Assumed Identities: Photographs by Ann Noggle
Pilot, photographer, professor, and poet, Anne Noggle (1922-2005) began her groundbreaking career as a photographer late in life but quickly gained recognition for her witty and honest work.
Assumed Identities: Photographs by Anne Noggle opens at the New Mexico Museum of Art on Saturday, April 2, 2016 and runs through September 11, 2016. A free to the public opening is on Friday, April 1 from 5.30 to 7pm.
Drawn from the museum’s extensive holdings of her work, Assumed Identities, is survey of approximately thirty-five photographs, reintroduces the artist to the public ten years after her death. The show traces Noggle from her beginnings in photography in the late 1960s and early 1970s where we see her searching for subject matter in the early pieces – many taken in and around her home in Albuquerque. These photographs are the earliest inklings of the subject Noggle pursued most often in her career: herself and her world.
Evident in Noggle’s photographic portraits is the influence of Julia Margaret Cameron, Diane Arbus, and August Sander’s revealing photographic portrayals that engage the viewer with an unstinting gaze at family and friends, the ordinary work-a-day prol, to the obscure and even freakish. In this vein, when Noggle turned the camera on herself she became known for her unblinking self-portraits (including those showing herself recovering from a facelift and nudes made when she was in her seventies) as well as portraits of elderly women that hint at their rich lives. Noggle’s self-portraits present many guises to the camera – some real, some imaginary – and connect her firmly with both the feminist artists of the 1970s and to a long line of contemporary female photographic self-portraiture as seen in the work of Cindy Sherman, Gay Block, and others. “People tell me that the photographs of me are not in any way flattering,” the artist told curator Anne Tucker in 1993. “They are not meant to be. They are supposed to be real.”
Noggle’s place in the world of photography is somewhat unheralded. One of her most significant contributions to the field of photographic history was the groundbreaking exhibition, Women of Photography: An Historical Survey, a show she co-curated in 1975 with San Francisco Bay Area photographer Margery Mann and an inspiration for young artists at the time. Noggle received a Guggenheim Fellowship, three NEA awards, and an honorary doctorate from the University of New Mexico. Additionally, she was the museum’s first photography curator (1970 to 1976), and her work has been on view many times at the New Mexico Museum of Art; first in a 1968 photography competition and ten subsequent times in either group or survey shows.

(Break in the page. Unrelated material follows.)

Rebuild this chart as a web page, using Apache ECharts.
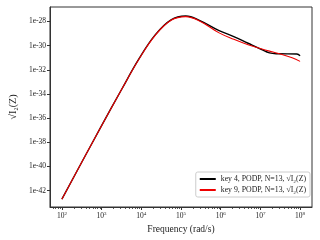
<!DOCTYPE html>
<html><head><meta charset="utf-8">
<script src="https://cdn.jsdelivr.net/npm/echarts@6/dist/echarts.min.js"></script>
<style>html,body{margin:0;padding:0;background:#fff}#c{width:320px;height:240px}</style>
</head><body><div id="c"></div>
<script>
// log10(frequency), log10(sqrt(I2))
const freqLog4 = [2.0, 2.5, 3.0, 3.5, 3.94, 4.35, 4.75, 5.12, 5.49, 5.96, 6.33, 6.69, 7.02, 7.23, 7.43, 7.92, 8.0];
const key4Log  = [-42.7, -39.65, -36.62, -33.65, -31.1, -29.11, -27.86, -27.55, -27.95, -28.75, -29.25, -29.8, -30.3, -30.6, -30.67, -30.69, -30.83];
const freqLog9 = [2.0, 2.5, 3.0, 3.5, 3.94, 4.35, 4.75, 5.12, 5.49, 5.96, 6.33, 6.69, 7.02, 7.23, 7.43, 7.8, 8.0];
const key9Log  = [-42.7, -39.65, -36.62, -33.65, -31.12, -29.14, -27.9, -27.6, -28.0, -28.94, -29.47, -29.92, -30.25, -30.45, -30.63, -31.0, -31.3];
const xMajor = [2, 3, 4, 5, 6, 7, 8];
const yMajor = [-42, -40, -38, -36, -34, -32, -30, -28];
const seriesNames = ['key 4, PODP, N=13, \u221AI\u2082(Z)', 'key 9, PODP, N=13, \u221AI\u2082(Z)'];

const xMinor = [];
for (let d = 1; d <= 8; d++) for (let k = 2; k <= 9; k++) {
  const v = d + Math.log10(k);
  if (v > 1.7 && v < 8.3) xMinor.push(v);
}
const font = 'Liberation Serif';
const chart = echarts.init(document.getElementById('c'));
const axMin = 1.7, axMax = 8.3;
chart.setOption({
  animation: false,
  textStyle: {fontFamily: font},
  grid: {left: 42, right: 8, top: 7, bottom: 33, show: true, borderColor: '#333', borderWidth: 1},
  xAxis: [{
    type: 'value', min: axMin, max: axMax,
    axisLine: {show: true, lineStyle: {color: '#333', width: 1}},
    splitLine: {show: false},
    axisTick: {show: true, length: 3, lineStyle: {color: '#333'}, customValues: xMajor},
    axisLabel: {customValues: xMajor, margin: 4, color: '#222', fontFamily: font,
      formatter: v => '{b|10}{s|' + Math.round(v) + '}',
      rich: {b: {fontSize: 7.5, fontFamily: font, color: '#222'}, s: {fontSize: 5, fontFamily: font, color: '#222', verticalAlign: 'top', padding: [0, 0, 5, 0]}}},
    name: 'Frequency (rad/s)', nameLocation: 'middle', nameGap: 17,
    nameTextStyle: {fontSize: 9.5, fontFamily: font, color: '#222'}
  }, {
    type: 'value', min: axMin, max: axMax, position: 'bottom',
    axisLine: {show: false}, splitLine: {show: false},
    axisTick: {show: true, length: 1.8, lineStyle: {color: '#333'}, customValues: xMinor},
    axisLabel: {show: false}
  }],
  yAxis: {
    type: 'value', min: -43.35, max: -26.8,
    axisLine: {show: true, lineStyle: {color: '#333', width: 1}},
    splitLine: {show: false},
    axisTick: {show: true, length: 3, lineStyle: {color: '#333'}, customValues: yMajor},
    axisLabel: {customValues: yMajor, margin: 4, fontSize: 7.5, color: '#222', fontFamily: font,
      formatter: v => '1e' + Math.round(v)},
    name: '\u221AI\u2082(Z)', nameLocation: 'middle', nameGap: 28, nameRotate: 90,
    nameTextStyle: {fontSize: 10, fontFamily: font, color: '#222'}
  },
  legend: {
    right: 10, bottom: 43, orient: 'vertical', itemWidth: 16, itemHeight: 2, itemGap: 3,
    padding: [3, 4, 3, 4], borderColor: '#ccc', borderWidth: 1, borderRadius: 2,
    backgroundColor: '#fff',
    textStyle: {fontSize: 7.8, fontFamily: font, color: '#222'},
    icon: 'rect',
    data: seriesNames
  },
  series: [
    {name: seriesNames[0], type: 'line', smooth: 0.4, symbol: 'none',
     data: freqLog4.map((x, i) => [x, key4Log[i]]), lineStyle: {color: '#000', width: 1.4}, itemStyle: {color: '#000'}},
    {name: seriesNames[1], type: 'line', smooth: 0.4, symbol: 'none',
     data: freqLog9.map((x, i) => [x, key9Log[i]]), lineStyle: {color: '#e00', width: 1.1}, itemStyle: {color: '#e00'}}
  ]
});
</script></body></html>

Katherine Ware, both the exhibition curator and the museum’s Curator of Photography noted that, “Noggle was important in the development of photography in New Mexico. With more than 100 pieces of her work in the museum’s collection, her contributions as an artist have yet to be fully appreciated or evaluated. Assumed Identities is an attempt to examine her work in depth on the 10th anniversary of her death.”
About Anne Noggle
Born in Illinois, Noggle earned a pilot’s license by her senior year in high school, at a time when very few women were pilots. Working as a flight instructor, she served as a Women’s Air Force Service Pilot (WASP) during World War II. Following the war, she taught flying, did stunts for an aerial circus, and did crop-dusting throughout the Southwest. She then went on active duty with the Air Force and served overseas. Working in Paris for a time, her visits to the Louvre sparked her interest in art. From her crop-dusting work Noggle developed emphysema forcing her retirement from flying. She then moved to Albuquerque and at the age of thirty-eight enrolled as a freshman in art history at the University of New Mexico. Taking a studio art requirement, she developed photographs for the first time and felt the same kind of excitement she had experienced as a pilot, saying, “There is a resemblance, I think, between flying and photography. Both are done alone, in concept anyway, and both require independence and optimism, and some dumb courage.” She went on to earn a Bachelor in Fine Arts degree in Art and Art History in 1966; she subsequently continued graduate studies in photography from 1966 until she earned a master’s degree in 1970. Her emphasis on portraiture was distinctly at odds with the focus of the art department at that time as shaped by Van Deren Coke but Noggle stood by her vision.